Real’in elindeki kaliteli ve yetenekli kadroya baktığımızda sezon başından bu yana daha etkili olması gerektiği konusunda bize katılıyor mu?
“Bence hem savunmada hem de hücumda çok kaliteli bir takıma sahibiz. Ancak asıl konu bunu nasıl kullanacağımız ve zorlu anlarda bir “takım” gibi oynayabilmemiz. Bence final four’a gidebileceğiz, finalde olacağız ve umuyorum bu sefer kupa bizim olacak çünkü iki sezondur kupayı rakiplerimize kaptırıyoruz. Umuyorum 3.kez böyle olmayacak. Şuanda değil ama sezonun başında problemimiz takımın yarısının yeni oyunculardan kurulu olmasıydı. Birbirimizi çok iyi tanımamız gerekiyordu ki takıma nasıl en iyi şekilde katkı yapabileceğimizi bulabilelim ve bence son zamanlarda çok iyi bir galibiyet serisi yakaladık. Eurolig’de üst üste galibiyetler elde ettik ve İspanya liginde de 5 maçtır kazanıyoruz. Doğru yoldayız, artık birbirimizi daha iyi tanıyoruz ve bence bu problem artık sezonun ilk günlerinde kaldı. Yeni gelen oyuncular takımdaki yerlerini bulmalıydı, yeni oyuncular da geçen sezondan takımda kalan oyuncuları tanımalıydı ve bunlar kolay değildi. Onlar bizim nasıl oynadığımızı bilmiyordu, bizi nasıl kullanacaklarını ve bizden ne beklemeleri gerektiğini bilmiyorlardı. Bence şuanda 4 aydan sonra artık birbirimizi daha iyi tanıyoruz ve her maç daha da iyi oynuyoruz.”

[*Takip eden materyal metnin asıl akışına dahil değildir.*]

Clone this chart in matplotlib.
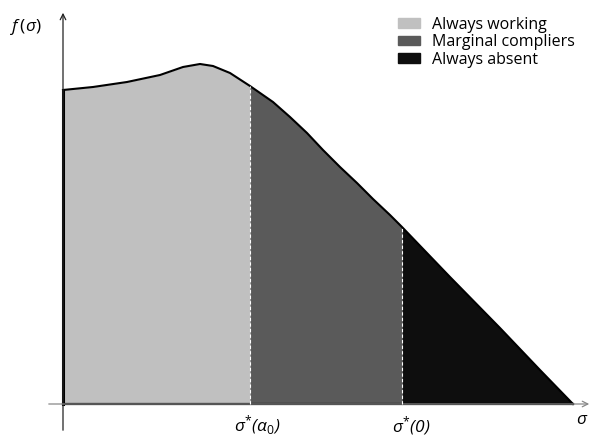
import matplotlib
matplotlib.use("Agg")
import matplotlib.pyplot as plt
from matplotlib.patches import Patch

plt.rcParams['font.family'] = ['Open Sans', 'DejaVu Sans']
plt.rcParams['mathtext.fontset'] = 'custom'
plt.rcParams['mathtext.it'] = 'Open Sans:italic'
plt.rcParams['mathtext.rm'] = 'Open Sans'

# density curve
sigma = [0.0, 0.30, 0.64, 0.97, 1.20, 1.37, 1.50, 1.67, 1.87, 2.10, 2.27,
         2.44, 2.60, 2.77, 2.94, 3.10, 3.27, 3.39, 3.87, 4.37, 4.77, 5.10]
density = [3.14, 3.17, 3.22, 3.29, 3.37, 3.40, 3.38, 3.31, 3.18, 3.02, 2.87,
           2.71, 2.54, 2.37, 2.21, 2.05, 1.89, 1.77, 1.27, 0.76, 0.34, 0.0]

# thresholds
sigma_alpha0 = 1.87
sigma_zero = 3.39

group_labels = ['Always working', 'Marginal compliers', 'Always absent']
group_colors = ['#c0c0c0', '#5a5a5a', '#0e0e0e']

fig = plt.figure(figsize=(5.94, 4.37), dpi=100)
ax = fig.add_axes([0, 0, 1, 1])
ax.set_xlim(-0.63, 5.31)
ax.set_ylim(-0.33, 4.04)
ax.axis('off')

# shaded groups
ax.fill_between(sigma, density, where=[s <= sigma_alpha0 for s in sigma],
                color=group_colors[0], lw=0)
ax.fill_between(sigma, density,
                where=[sigma_alpha0 <= s <= sigma_zero for s in sigma],
                color=group_colors[1], lw=0)
ax.fill_between(sigma, density, where=[s >= sigma_zero for s in sigma],
                color=group_colors[2], lw=0)

# outline
ax.plot(sigma, density, color='black', lw=1.5, zorder=3,
        solid_joinstyle='round')
ax.plot([0, 0], [0, density[0]], color='black', lw=2.2, zorder=3)
ax.plot([0, sigma[-1]], [0, 0], color='black', lw=1.6, zorder=3)

# threshold markers
for xv in (sigma_alpha0, sigma_zero):
    yv = density[sigma.index(xv)]
    ax.plot([xv, xv], [0, yv], color='white', lw=0.8, ls=(0, (3, 2)), zorder=4)

# axes with arrows
ax.annotate('', xy=(0, 3.94), xytext=(0, -0.29),
            arrowprops=dict(arrowstyle='->', color='#222222', lw=0.9))
ax.annotate('', xy=(5.29, 0), xytext=(-0.17, 0),
            arrowprops=dict(arrowstyle='->', color='#888888', lw=0.9))

ax.text(-0.37, 3.77, r'$f\,(\sigma)$', fontsize=12.5, ha='center', va='center')
ax.text(5.19, -0.16, r'$\sigma$', fontsize=12.5, ha='center', va='center')
ax.text(sigma_alpha0 + 0.07, -0.22, r'$\sigma^{*}$($\alpha_0$)',
        fontsize=12.5, fontstyle='italic', ha='center', va='center')
ax.text(sigma_zero + 0.09, -0.22, r'$\sigma^{*}$(0)', fontsize=12.5,
        fontstyle='italic', ha='center', va='center')

handles = [Patch(color=c, label=l) for c, l in zip(group_colors, group_labels)]
ax.legend(handles=handles, loc='upper left', bbox_to_anchor=(0.670, 0.962),
          frameon=False, fontsize=11.5, borderpad=0, borderaxespad=0,
          handlelength=1.4, handleheight=0.56, handletextpad=0.75,
          labelspacing=0.1)

fig.savefig('out.png', dpi=100)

Panathinaikos‘a geldiğinde özel görevleri olan bir rol oyuncusuydu ama sonrasında takımın anahtar oyuncularından biri oldu ve takımının aldığı bir çok galibiyette de önemli rol oynadı. Bu nasıl oldu peki?
“Geçirdiğim ciddi sakatlık sonrası, ön çapraz bağlarımdan geçirdiğim ameliyat sonrası Panathinaikos ile anlaşmıştım ve ben bir rol oyuncusuydum, kimse benden çok şey beklemiyordu ama koç Pedoulakis bana alçak postta bir görev verdi. Takım arkadaşlarım bana yardımcı oldu, özellikle Diamantidis. Nasıl pas vermesi gerektiğini bilen ve takımdaki her arkadaşını en iyi şekilde kullanabilen bir oyuncu o. Bu sadece benim çabamla olmadı, takım olarak ve koç Pedoulakis’in sistemi ile bunu yaptık.”
3D’ye mesajı var mı?
“DD seni özledim! Onu DD olarak çağırıyorum, çünkü biliyorsunuz o Dimitris Diamantidis!”

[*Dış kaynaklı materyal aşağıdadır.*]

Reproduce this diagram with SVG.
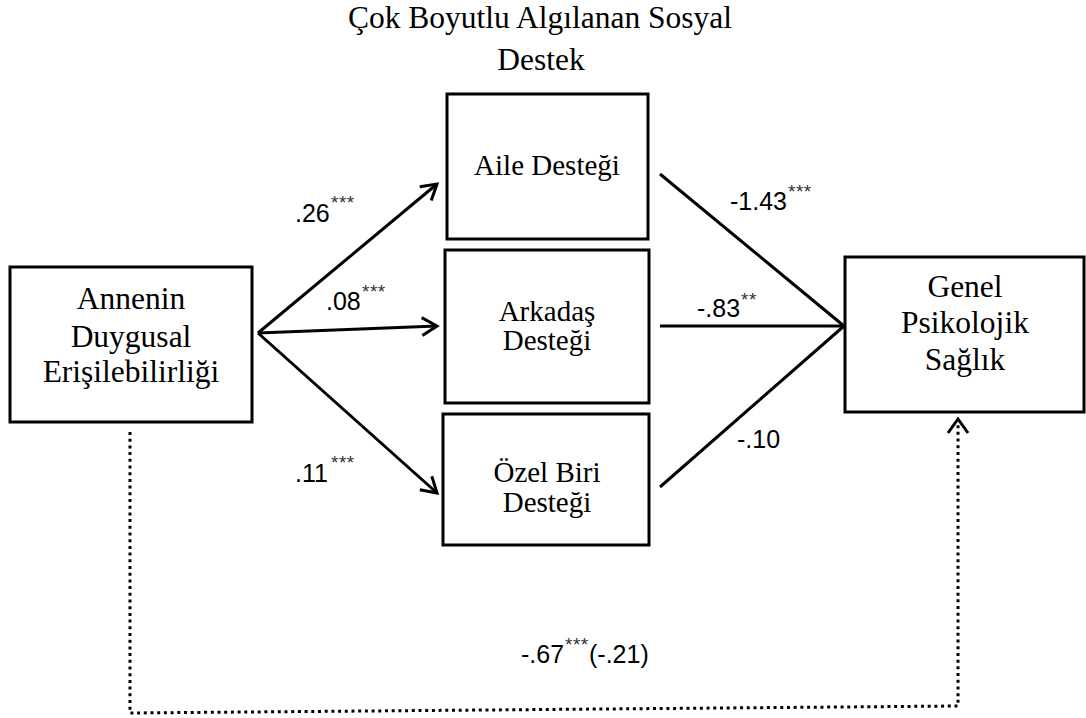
<svg xmlns="http://www.w3.org/2000/svg" width="1086" height="718" viewBox="0 0 1086 718">
<defs>
<style>
.box{fill:#fff;stroke:#000;stroke-width:3}
.serif{font-family:"Liberation Serif","Times New Roman",serif;fill:#000;text-anchor:middle}
.lbl{font-family:"Liberation Sans",Arial,sans-serif;font-size:25px;fill:#000}
.ast{font-family:"Liberation Sans",Arial,sans-serif;font-size:19px;fill:#333;letter-spacing:0.5px}
.conn{stroke:#000;stroke-width:3;fill:none}
.dot{stroke:#000;stroke-width:3;fill:none;stroke-dasharray:3 3.7}
</style>
<marker id="arr" markerUnits="userSpaceOnUse" markerWidth="24" markerHeight="24" refX="18" refY="10" orient="auto" viewBox="0 0 24 20">
<path d="M3,1 L18,10 L3,19" fill="none" stroke="#000" stroke-width="3"/>
</marker>
</defs>
<rect width="1086" height="718" fill="#fff"/>

<g id="title">
<text class="serif" x="540" y="28" font-size="31.5">Çok Boyutlu Algılanan Sosyal</text>
<text class="serif" x="541" y="70" font-size="31.5">Destek</text>
</g>

<g id="connectors">
<line class="conn" x1="258" y1="333" x2="437" y2="184" marker-end="url(#arr)"/>
<line class="conn" x1="258" y1="333" x2="437" y2="326" marker-end="url(#arr)"/>
<line class="conn" x1="258" y1="333" x2="437" y2="493" marker-end="url(#arr)"/>
<line class="conn" x1="660" y1="174" x2="844" y2="326"/>
<line class="conn" x1="660" y1="326" x2="844" y2="326"/>
<line class="conn" x1="660" y1="487" x2="844" y2="326"/>
<path class="dot" d="M130,432 L130,713 L958,706 L958,422"/>
<path d="M948,433 L958,419 L968,433" fill="none" stroke="#000" stroke-width="3"/>
</g>

<g id="node-annenin">
<rect class="box" x="10" y="267" width="242" height="155"/>
<text class="serif" x="131" y="309" font-size="31.5">Annenin</text>
<text class="serif" x="131" y="347" font-size="31.5">Duygusal</text>
<text class="serif" x="131" y="382" font-size="31.5">Erişilebilirliği</text>
</g>

<g id="node-aile">
<rect class="box" x="447" y="94" width="201" height="145"/>
<text class="serif" x="547" y="175" font-size="29">Aile Desteği</text>
</g>

<g id="node-arkadas">
<rect class="box" x="445" y="250" width="204" height="153"/>
<text class="serif" x="547" y="321" font-size="29">Arkadaş</text>
<text class="serif" x="547" y="350" font-size="29">Desteği</text>
</g>

<g id="node-ozel">
<rect class="box" x="443" y="414" width="206" height="131"/>
<text class="serif" x="547" y="482" font-size="29">Özel Biri</text>
<text class="serif" x="547" y="512" font-size="29">Desteği</text>
</g>

<g id="node-genel">
<rect class="box" x="845" y="257" width="239" height="155"/>
<text class="serif" x="965" y="297" font-size="31.5">Genel</text>
<text class="serif" x="965" y="333" font-size="31.5">Psikolojik</text>
<text class="serif" x="965" y="370" font-size="31.5">Sağlık</text>
</g>

<g id="labels">
<text class="lbl" x="295" y="222">.26</text><text class="ast" x="331" y="209">***</text>
<text class="lbl" x="326" y="310">.08</text><text class="ast" x="362" y="298">***</text>
<text class="lbl" x="295" y="482">.11</text><text class="ast" x="331" y="469">***</text>
<text class="lbl" x="730" y="210">-1.43</text><text class="ast" x="788" y="198">***</text>
<text class="lbl" x="697" y="317">-.83</text><text class="ast" x="741" y="306">**</text>
<text class="lbl" x="737" y="448">-.10</text>
<text class="lbl" x="521" y="663">-.67</text><text class="ast" x="565" y="651">***</text><text class="lbl" x="589" y="663">(-.21)</text>
</g>
</svg>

Litvanya milli takımı neden her Litvanyalı oyuncu için bir “gizli” görev adeta?
“Milli takım önemlidir! Bizim için ve özellikle genç oyuncular için milli takım, dünyadaki diğer tüm yıldız oyunculara karşı oynama firsatı demektir. Eurobasket 2007 kadrosunda ben daha 22 yaşındaydım ve Zalgris’de bir rol oyuncusuydum sadece ama koç bana bir şans verdi ve ben de o zamanki superstarlarımız Saras, Siskauskas ve Songalia ile beraber Avrupa’daki en iyi oyunculara karşı oynayabileceğimi kanıtlamış oldum. Tabiki milli takım aynı zamanda milli gururdur bizim için, ülkemizi temsil etme şansımız olur. Bu Litvanya için bir fırsat, en azından bir kulvarda güçlü olduğumuzu gösterebiliyoruz herkese!”
En iyi takım arkadaşı kimdi?
“Bir çok iyi takım arkadaşım oldu ve en az 10 tane isim sayabilirim size! Diamantidis, Jasikevicius, Siskaukas, Bramos, Gist ve Lasme de mükemmel arkadaşlardı benim için. Milano‘da Viggiano ve Petravicius’u sayabilirim. Her takımda iyi arkadaşlar bulabiliyorsunuz hem sahada hem de saha dışında. Birinin smini vermek doğru olmaz!”
Eurolig’de bu sezon onu en çok hangi oyuncu etkiledi?
“CSKA Moskova’nın guardı De Colo’nun performansından etkilendiğimi söyleyebilirim, şuanda kariyerinin zirvesinde.”
Final Four’da yer alacak 4 takım hangileri olur?
“Dört tane aday söylemem zor. 6 ya da 7 aday sayabilirim Final Four için. Top 8 maçlarında kimin daha güçlü olduğuna karar verebileceğiz.”